Lucent Technologies on Monday announced that it has brought back former company executive Patricia Russo to be its new president and CEO.
Russo was named president and CEO of Eastman Kodak Company just eight months ago. She will replace current Lucent chairman and interim CEO Henry Schacht, who took over from Richard McGinn in October, 2000. Schacht will remain on as chairman of Lucent.
Russo was one of the original executives who helped spin-off Lucent from AT&T in 1996. During her tenure at AT&T and Lucent, Russo managed some of those two companies largest divisions and corporate accounts. That includes a term as executive vice president and CEO of the Service Provider Networks division, aimed at large telecommunications companies, which Lucent has identified as its core operation since restructuring in 2001.
“Pat brings deep knowledge of our industry and our customers coupled with the ability to lead a large organization through change,” said Schacht in a prepared statement. “She brings her excellent sales and customer relationship skills back to Lucent, where she served all of our major service provider customers as the head of that business.”

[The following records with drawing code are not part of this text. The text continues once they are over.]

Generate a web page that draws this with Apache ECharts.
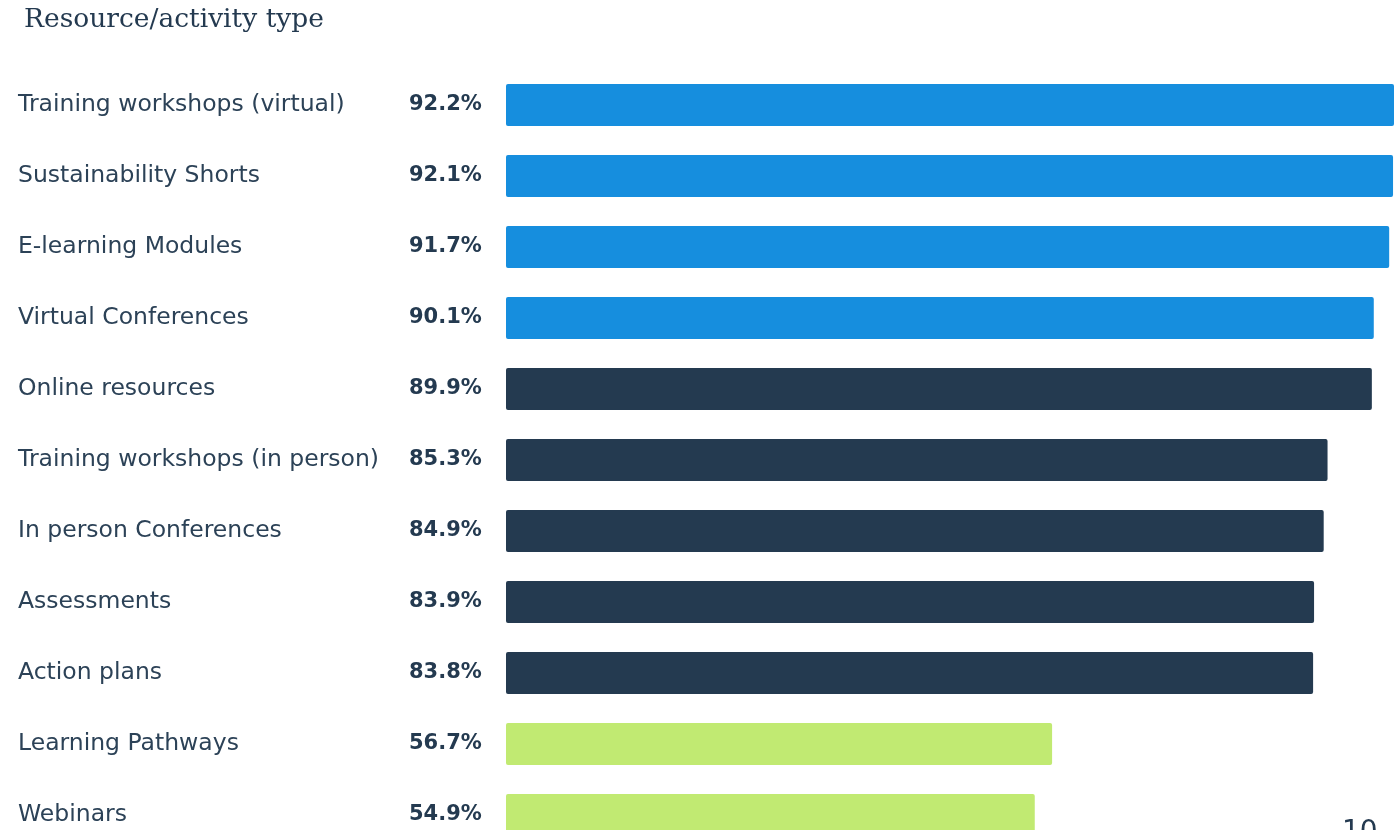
<!DOCTYPE html>
<html>
<head>
<meta charset="utf-8">
<script src="https://cdn.jsdelivr.net/npm/echarts@6/dist/echarts.min.js"></script>
<style>html,body{margin:0;padding:0;background:#fff}#c{width:1395px;height:830px}</style>
</head>
<body>
<div id="c"></div>
<script>
const categories = [
  'Training workshops (virtual)',
  'Sustainability Shorts',
  'E-learning Modules',
  'Virtual Conferences',
  'Online resources',
  'Training workshops (in person)',
  'In person Conferences',
  'Assessments',
  'Action plans',
  'Learning Pathways',
  'Webinars'
];
const values = [92.2, 92.1, 91.7, 90.1, 89.9, 85.3, 84.9, 83.9, 83.8, 56.7, 54.9];
const tiers = [0, 0, 0, 0, 1, 1, 1, 1, 1, 2, 2];
const palette = ['#168ede', '#243a50', '#c1ea72'];
const textColor = '#243a50';

const chart = echarts.init(document.getElementById('c'));
chart.setOption({
  backgroundColor: '#ffffff',
  animation: false,
  grid: { left: 506, right: 1, top: 69.5, height: 781, containLabel: false, outerBoundsMode: 'none' },
  xAxis: {
    type: 'value', min: 0, max: Math.max(...values),
    show: false
  },
  yAxis: {
    type: 'category', data: categories, inverse: true,
    axisLine: { show: false }, axisTick: { show: false },
    axisLabel: {
      align: 'left', margin: 488,
      color: '#2c4257', fontFamily: 'DejaVu Sans', fontSize: 23.5
    }
  },
  series: [{
    type: 'bar',
    barWidth: 42,
    data: values.map((v, i) => ({ value: v, itemStyle: { color: palette[tiers[i]] } })),
    itemStyle: { borderRadius: 2 },
    label: {
      show: true,
      position: [-97, '50%'],
      align: 'left', verticalAlign: 'middle',
      formatter: p => p.value.toFixed(1) + '%',
      color: textColor, fontFamily: 'DejaVu Sans', fontWeight: 'bold', fontSize: 21
    }
  }],
  graphic: [
    { type: 'text', left: 24, top: 7, style: { text: 'Resource/activity type', fill: textColor, font: '26.5px "DejaVu Serif"' } },
    { type: 'text', left: 1342, top: 819, style: { text: '10', fill: textColor, font: '28px "DejaVu Sans"' } }
  ]
});
</script>
</body>
</html>
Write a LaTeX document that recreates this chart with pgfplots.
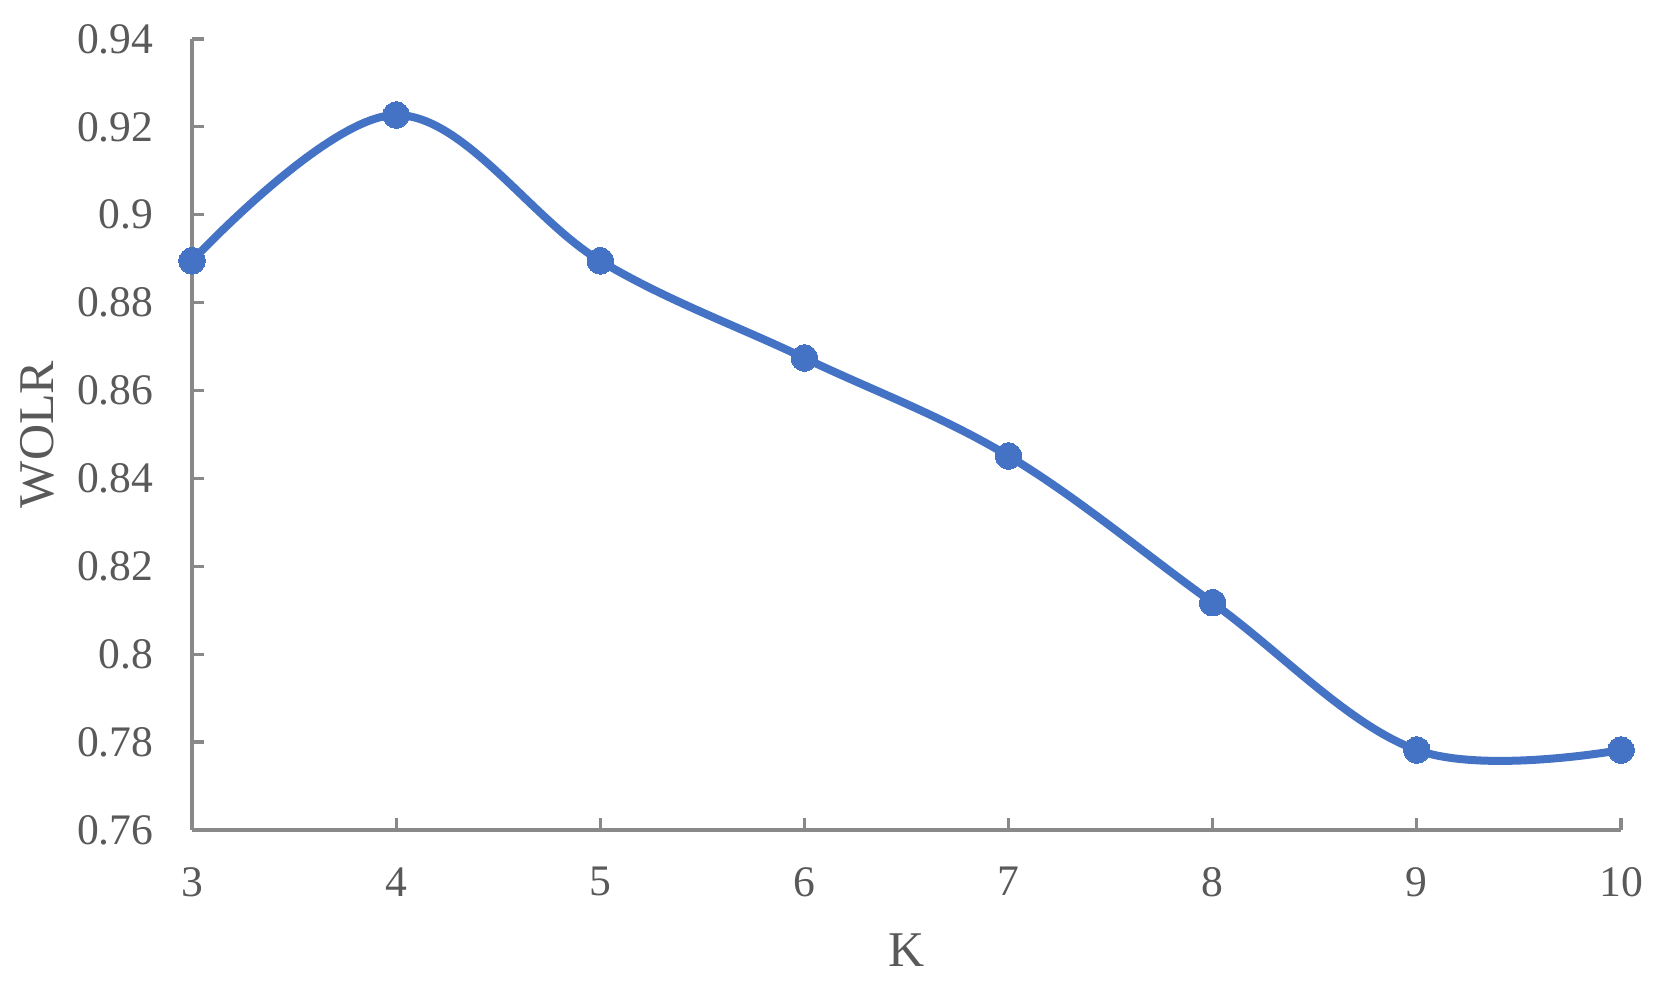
\documentclass[border=0pt]{standalone}
\usepackage{fontspec}
\setmainfont{Liberation Serif}
\usepackage{pgfplots}
\pgfplotsset{compat=1.18}
\definecolor{excelblue}{HTML}{4472C4}
\definecolor{axisgray}{HTML}{898989}
\definecolor{textgray}{HTML}{595959}
\begin{document}
\begin{tikzpicture}
\begin{axis}[
    scale only axis,
    width=357.25pt, height=197.75pt,
    xmin=3, xmax=10,
    ymin=0.76, ymax=0.94,
    xtick={3,4,5,6,7,8,9,10},
    ytick={0.76,0.78,0.8,0.82,0.84,0.86,0.88,0.9,0.92,0.94},
    axis x line*=bottom, axis y line*=left,
    axis line style={axisgray, line width=0.8pt, -},
    tick style={axisgray, line width=0.8pt},
    tick align=inside,
    major tick length=3pt,
    every tick label/.append style={font=\fontsize{10.9}{13}\selectfont, text=textgray},
    /pgf/number format/assume math mode=true,
    yticklabel style={xshift=-6.1pt},
    xticklabel style={yshift=-5.8pt},
    xlabel={K}, ylabel={WOLR},
    label style={font=\fontsize{12.5}{15}\selectfont, text=textgray},
    xlabel style={at={(axis description cs:0.5,0)}, anchor=center, yshift=-30pt},
    ylabel style={at={(axis description cs:0,0.5)}, anchor=center, rotate=0, yshift=38.75pt},
    clip=false,
]
\addplot[excelblue, line width=2pt, smooth, tension=0.6,
    mark=*, mark size=3.3pt, mark options={solid, fill=excelblue, draw=excelblue, line width=0pt}]
    coordinates {
    (3, 0.8895) (4, 0.9227) (5, 0.8895) (6, 0.8674)
    (7, 0.8451) (8, 0.8117) (9, 0.7782) (10, 0.7782)
    };
\end{axis}
\path ([shift={(-48pt,-39.75pt)}]current axis.south west) rectangle ([shift={(11pt,9.75pt)}]current axis.north east);
\end{tikzpicture}
\end{document}
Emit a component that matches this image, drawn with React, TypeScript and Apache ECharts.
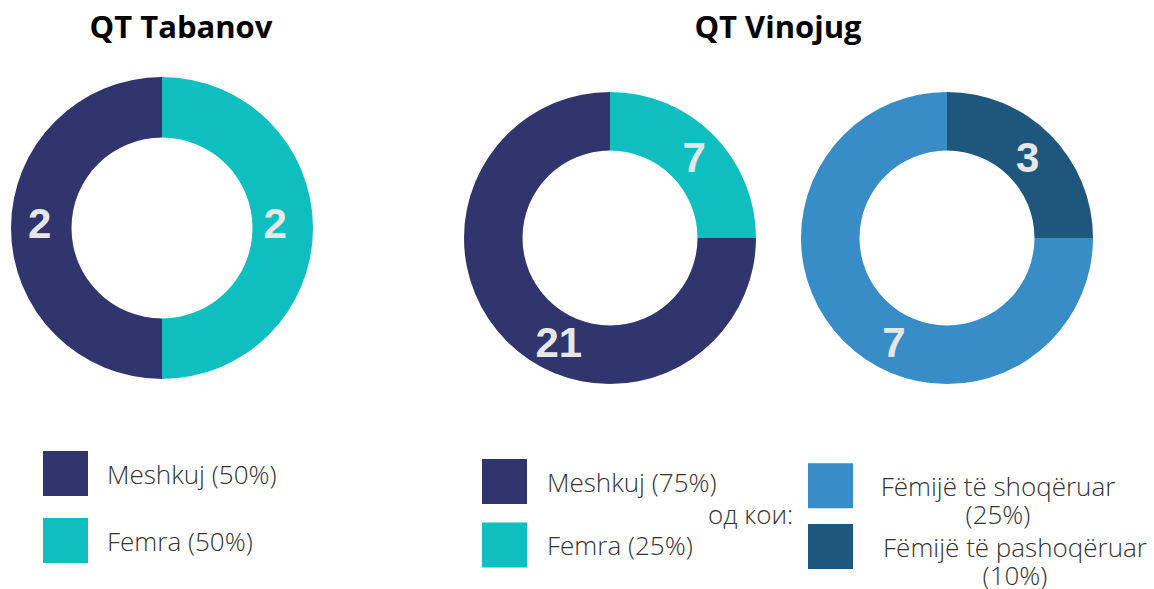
import React, { useEffect, useRef } from "react";
import * as echarts from "echarts";

const titles = ["QT Tabanov", "QT Vinojug"];

const tabanovNames = ["Meshkuj (50%)", "Femra (50%)"];
const tabanovCounts = [2, 2];

const vinojugNames = ["Meshkuj (75%)", "Femra (25%)"];
const vinojugCounts = [21, 7];

const childNames = ["Fëmijë të shoqëruar", "Fëmijë të pashoqëruar"];
const childPercents = ["(25%)", "(10%)"];
const childCounts = [7, 3];
const childShares = [75, 25];

const genderColors = ["#31356D", "#0FBFBF"];
const childColors = ["#398DC6", "#1F567B"];

const linkText = "од кои:";

const labelOffsets1 = [[1.5, -5], [-10.5, -5]];
const labelOffsets2 = [[33.5, 20], [-0.5, 4.5]];
const labelOffsets3 = [[31.5, 19.5], [-4, 4.5]];

const labelStyle = {
  show: true,
  position: "inside",
  color: "#E6E6E6",
  fontFamily: "Liberation Sans, Arial, sans-serif",
  fontWeight: "bold",
  fontSize: 42,
};

function pieData(names: string[], values: number[], labels: number[], colors: string[], offsets: number[][]) {
  return names.map((n, i) => ({
    name: n,
    value: values[i],
    itemStyle: { color: colors[i] },
    label: { ...labelStyle, formatter: String(labels[i]), offset: offsets[i] },
  }));
}

const legendText = {
  fontFamily: "Open Sans",
  fontWeight: 300,
  fontSize: 26,
  color: "#333333",
};

function childLegend(i: number, top: number, width: number) {
  const a = { ...legendText, width, align: "center", lineHeight: 28 };
  return {
    data: [childNames[i]],
    orient: "vertical",
    left: 808,
    top,
    padding: 0,
    itemWidth: 45,
    itemHeight: 45,
    icon: "rect",
    selectedMode: false,
    formatter: (name: string) => `{a|${name}}\n{a|${childPercents[i]}}`,
    textStyle: {
      ...legendText,
      padding: [28, 0, 0, 20],
      rich: { a },
    },
  };
}

export default function App() {
  const ref = useRef<HTMLDivElement>(null);
  useEffect(() => {
    if (!ref.current) return;
    const chart = echarts.init(ref.current, null, { renderer: "svg" });
    const pieCommon = {
      type: "pie",
      startAngle: 90,
      clockwise: false,
      silent: true,
      labelLine: { show: false },
      emphasis: { disabled: true },
    };
    const titleStyle = { fontFamily: "Open Sans", fontWeight: "bold", fontSize: 31, color: "#000" };
    chart.setOption({
      animation: false,
      backgroundColor: "#ffffff",
      title: [
        { text: titles[0], left: 176, top: 5, textAlign: "center", textStyle: titleStyle },
        { text: titles[1], left: 773, top: 5, textAlign: "center", textStyle: titleStyle },
      ],
      legend: [
        {
          data: tabanovNames,
          orient: "vertical",
          left: 43,
          top: 451,
          padding: 0,
          itemWidth: 45,
          itemHeight: 45,
          itemGap: 22,
          icon: "rect",
          selectedMode: false,
          textStyle: { ...legendText, padding: [0, 0, 0, 14] },
        },
        {
          data: vinojugNames,
          orient: "vertical",
          left: 482,
          top: 459,
          padding: 0,
          itemWidth: 45,
          itemHeight: 45,
          itemGap: 18.5,
          icon: "rect",
          selectedMode: false,
          textStyle: { ...legendText, padding: [0, 0, 0, 15] },
        },
        childLegend(0, 463.3, 240),
        childLegend(1, 524, 274),
      ],
      graphic: [
        {
          type: "text",
          left: 708,
          top: 501,
          style: {
            text: linkText,
            fill: "#333333",
            font: "300 26px 'Open Sans'",
          },
        },
      ],
      series: [
        {
          ...pieCommon,
          center: [162, 228],
          radius: [90.5, 151],
          data: pieData(tabanovNames, tabanovCounts, tabanovCounts, genderColors, labelOffsets1),
        },
        {
          ...pieCommon,
          center: [610, 238],
          radius: [87.5, 146],
          data: pieData(vinojugNames, vinojugCounts, vinojugCounts, genderColors, labelOffsets2),
        },
        {
          ...pieCommon,
          center: [947, 238],
          radius: [87.5, 146],
          data: pieData(childNames, childShares, childCounts, childColors, labelOffsets3),
        },
      ],
    });
    return () => chart.dispose();
  }, []);
  return (
    <div
      ref={ref}
      style={{ position: "absolute", left: 0, top: 0, width: 1154, height: 589 }}
    />
  );
}
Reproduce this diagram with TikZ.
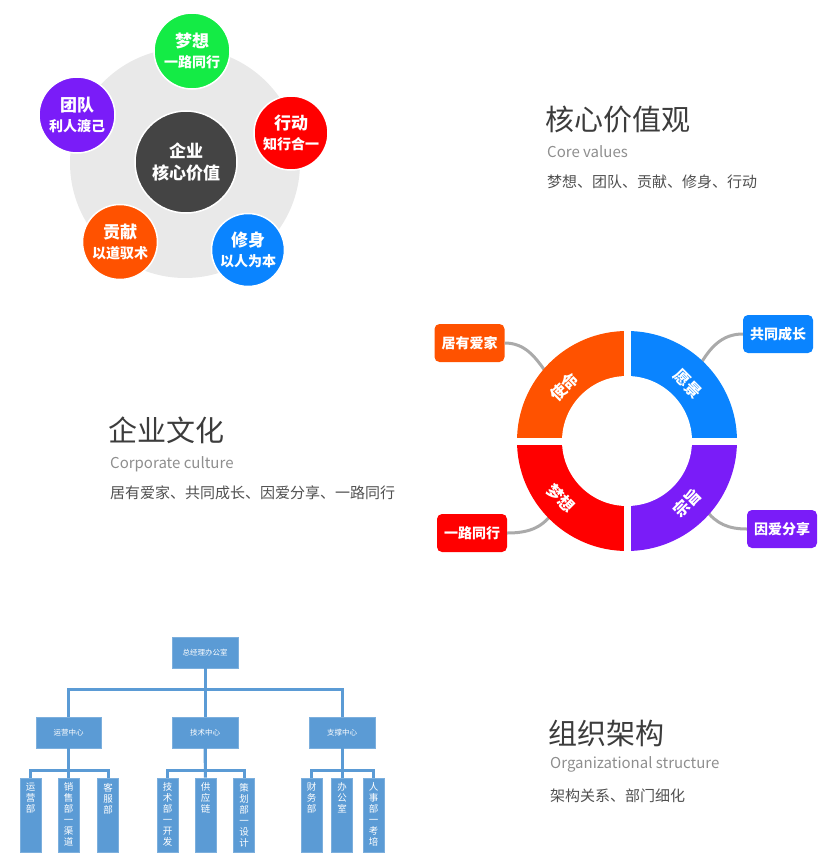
\documentclass[tikz,border=0pt]{standalone}
\usepackage{fontspec}
\setmainfont{Noto Sans CJK SC}
\usetikzlibrary{calc}
\definecolor{cgreen}{HTML}{14EB45}
\definecolor{cred}{HTML}{FF0000}
\definecolor{corange}{HTML}{FF5200}
\definecolor{cblue}{HTML}{0A84FF}
\definecolor{cpurple}{HTML}{7A1CF8}
\definecolor{coregray}{HTML}{444444}
\definecolor{bggray}{HTML}{E9E9E9}
\definecolor{linkgray}{HTML}{AAAAAA}
\definecolor{orgblue}{HTML}{5B9BD5}
\definecolor{titlegray}{HTML}{3C3C3C}
\definecolor{engray}{HTML}{8E8E8E}
\definecolor{subgray}{HTML}{505050}

\begin{document}
\begin{tikzpicture}[x=1pt, y=1pt,
	valcircle/.style={circle, draw=white, line width=1.5pt, text=white, align=center, inner sep=0pt},
	tagbox/.style={rectangle, rounded corners=5pt, minimum width=70pt, minimum height=38pt, inner sep=0pt, text=white, font=\bfseries\fontsize{14}{16}\selectfont},
	ringtxt/.style={text=white, inner sep=0pt, font=\bfseries\fontsize{16}{18}\selectfont},
	link/.style={draw=linkgray, line width=3pt},
	orgbox/.style={rectangle, fill=orgblue, draw=orgblue!80!white, line width=0.6pt, inner sep=0pt, text=white},
	orgline/.style={draw=orgblue, line width=3pt},
	headtxt/.style={anchor=west, inner sep=0pt, text=titlegray, font=\fontsize{29}{32}\selectfont},
	entxt/.style={anchor=west, inner sep=0pt, text=engray, font=\fontsize{15}{17}\selectfont},
	subtxt/.style={anchor=west, inner sep=0pt, text=subgray, font=\fontsize{15}{17}\selectfont}]
	\useasboundingbox (0,0) rectangle (830,-859);

	% Core values:
	\node[circle, fill=bggray, minimum size=230pt, inner sep=0pt] (bgdisc) at (185,-163) {};
	\node[valcircle, fill=coregray, minimum size=102pt, font=\bfseries\fontsize{17}{22}\selectfont] (core) at (186,-162) {企业\\核心价值};
	\node[valcircle, fill=cgreen, minimum size=76pt] (dream) at (192,-51) {{\bfseries\fontsize{17}{23}\selectfont 梦想}\\[6pt]{\bfseries\fontsize{14}{16}\selectfont 一路同行}};
	\node[valcircle, fill=cred, minimum size=74pt] (action) at (291,-133) {{\bfseries\fontsize{17}{23}\selectfont 行动}\\[6pt]{\bfseries\fontsize{14}{16}\selectfont 知行合一}};
	\node[valcircle, fill=cpurple, minimum size=76pt] (team) at (77,-115) {{\bfseries\fontsize{17}{23}\selectfont 团队}\\[6pt]{\bfseries\fontsize{14}{16}\selectfont 利人渡己}};
	\node[valcircle, fill=corange, minimum size=75pt] (devote) at (120,-242) {{\bfseries\fontsize{17}{23}\selectfont 贡献}\\[6pt]{\bfseries\fontsize{14}{16}\selectfont 以道驭术}};
	\node[valcircle, fill=cblue, minimum size=73pt] (selfcult) at (248,-250) {{\bfseries\fontsize{17}{23}\selectfont 修身}\\[6pt]{\bfseries\fontsize{14}{16}\selectfont 以人为本}};

	\node[headtxt] (valtitle) at (545,-120) {核心价值观};
	\node[entxt] (valen) at (547,-152) {Core values};
	\node[subtxt] (valsub) at (547,-182) {梦想、团队、贡献、修身、行动};

	% Culture ring:
	\coordinate (ringc) at (627,-441);
	\node[tagbox, fill=corange] (home) at (469.5,-343) {居有爱家};
	\node[tagbox, fill=cblue] (grow) at (778,-334) {共同成长};
	\node[tagbox, fill=cred] (together) at (472,-533) {一路同行};
	\node[tagbox, fill=cpurple] (share) at (782,-529) {因爱分享};
	\coordinate (homeend) at ($(ringc)+(140:104)$);
	\coordinate (growend) at ($(ringc)+(46:104)$);
	\coordinate (togetherend) at ($(ringc)+(224:104)$);
	\coordinate (shareend) at ($(ringc)+(319:104)$);
	\draw[link] (home.east) to[out=0, in=125] (homeend);
	\draw[link] (grow.west) to[out=180, in=60] (growend);
	\draw[link] (together.east) to[out=0, in=235] (togetherend);
	\draw[link] (share.west) to[out=180, in=-55] (shareend);

	\fill[cblue] (ringc) -- ++(0:110) arc[start angle=0, end angle=90, radius=110pt] -- cycle;
	\fill[corange] (ringc) -- ++(90:110) arc[start angle=90, end angle=180, radius=110pt] -- cycle;
	\fill[cred] (ringc) -- ++(180:110) arc[start angle=180, end angle=270, radius=110pt] -- cycle;
	\fill[cpurple] (ringc) -- ++(270:110) arc[start angle=270, end angle=360, radius=110pt] -- cycle;
	\fill[white] (ringc) circle[radius=65pt];
	\draw[white, line width=7pt] ($(ringc)+(-114,0)$) -- ($(ringc)+(114,0)$);
	\draw[white, line width=7pt] ($(ringc)+(0,-114)$) -- ($(ringc)+(0,114)$);

	\node[ringtxt, rotate=45] (mission) at (564,-387) {使命};
	\node[ringtxt, rotate=-45] (vision) at (688,-384) {愿景};
	\node[ringtxt, rotate=-45] (dreamq) at (561,-498) {梦想};
	\node[ringtxt, rotate=45] (purpose) at (687,-503) {宗旨};

	\node[headtxt] (cultitle) at (108,-430) {企业文化};
	\node[entxt] (culen) at (110,-464) {Corporate culture};
	\node[subtxt] (culsub) at (110,-493) {居有爱家、共同成长、因爱分享、一路同行};

	% Organizational chart:
	\node[orgbox, minimum width=66pt, minimum height=31pt, font=\fontsize{7.5}{9}\selectfont] (gm) at (205,-652.5) {总经理办公室};
	\node[orgbox, minimum width=65pt, minimum height=31pt, font=\fontsize{7.5}{9}\selectfont] (opc) at (68.5,-732.5) {运营中心};
	\node[orgbox, minimum width=66pt, minimum height=31pt, font=\fontsize{7.5}{9}\selectfont] (tec) at (205,-732.5) {技术中心};
	\node[orgbox, minimum width=66pt, minimum height=31pt, font=\fontsize{7.5}{9}\selectfont] (spc) at (342,-732.5) {支撑中心};

	\foreach \nm/\xx/\txt in {opa/30.5/运\\营\\部, opb/68.5/销\\售\\部\\一\\渠\\道, opd/108/客\\服\\部,
		tea/167.5/技\\术\\部\\一\\开\\发, teb/205.5/供\\应\\链, ted/244/策\\划\\部\\一\\设\\计,
		spa/311.5/财\\务\\部, spb/342/办\\公\\室, spd/373.5/人\\事\\部\\一\\考\\培}
		\node[orgbox, minimum width=21pt, minimum height=74pt] (\nm) at (\xx,-815)
			{\parbox[c][70pt][t]{14pt}{\centering\fontsize{9.5}{11}\selectfont\vspace*{3pt}\txt}};

	\draw[orgline] (gm.south) -- ++(0,-21) -| (opc.north);
	\draw[orgline] (gm.south) -- ++(0,-21) -| (spc.north);
	\draw[orgline] (gm.south) -- (tec.north);
	\foreach \pa/\ca/\cb/\cd in {opc/opa/opb/opd, tec/tea/teb/ted, spc/spa/spb/spd} {
		\draw[orgline] (\pa.south) -- ++(0,-22) -| (\ca.north);
		\draw[orgline] (\pa.south) -- ++(0,-22) -| (\cd.north);
		\draw[orgline] (\pa.south) -- (\cb.north);
	}

	\node[headtxt] (orgtitle) at (548,-733) {组织架构};
	\node[entxt] (orgen) at (550,-764) {Organizational structure};
	\node[subtxt] (orgsub) at (550,-796) {架构关系、部门细化};
\end{tikzpicture}
\end{document}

“Pat can come in without a warm-up and get right to work on our restructuring plans,” said Bill Price, a spokesman for Lucent. “Were really excited about her return.”
Russo has embraced the restructuring plans Schacht put into place in 2001 after Lucent saw its fortunes decline with the rest of the struggling telecommunications industry. Lucents stock has tumbled from around $21 in early 2001 to $7.10 at the opening on Monday. The company is also in the process of reducing its workforce from 106,000 to 57,000.
“Henry and the team have put in place and are implementing a solid, credible plan for turning this business around,” said Russo in written statement. “Lucent and this industry have always been a home to me and I look forward to working with this team to accelerate the execution of our plan.”
Henry Schacht said he would stay on with Lucent to help with the transition, but that he does not expect that period to last longer than one year.
Before joining AT&T in 1981, Russo spent eight years in sales and marketing management at the IBM Corporation. Russo also serves as a non-executive chairman of Avaya, Inc., a $6 billion enterprise communications business and that Russo helped turn around before it was spun-off from Lucent.
“What [Russo] gives the company is an insiders-outsiders view,” said Chris Nicoll, vice president of Current Analysis, a Sterling, Virginia strategic intelligence firm. She comes back to the company with knowledge of its history and traditions, but also “the clarity of vision that comes when you leave a company, you kind of look back and say, Gee, I wish we would have done these things differently.”
“Lucent likes to refer back to its history of Bell Labs and technical innovation,” Nicoll said, but “whats driving the market is more practical matters: implementation, operation – the more mundane things.” Lucent, needs to package and deliver these services with its products as strongly as competitors like Cisco, Nortel, and Alcatel, he noted.
“The key is, can Lucent create for itself a longer-term vision of how its going to play in the marketplace, and thats been the thing that been lacking in Lucent for the past few years,” said Nicoll. “That, I think, is going to be her biggest challenge.”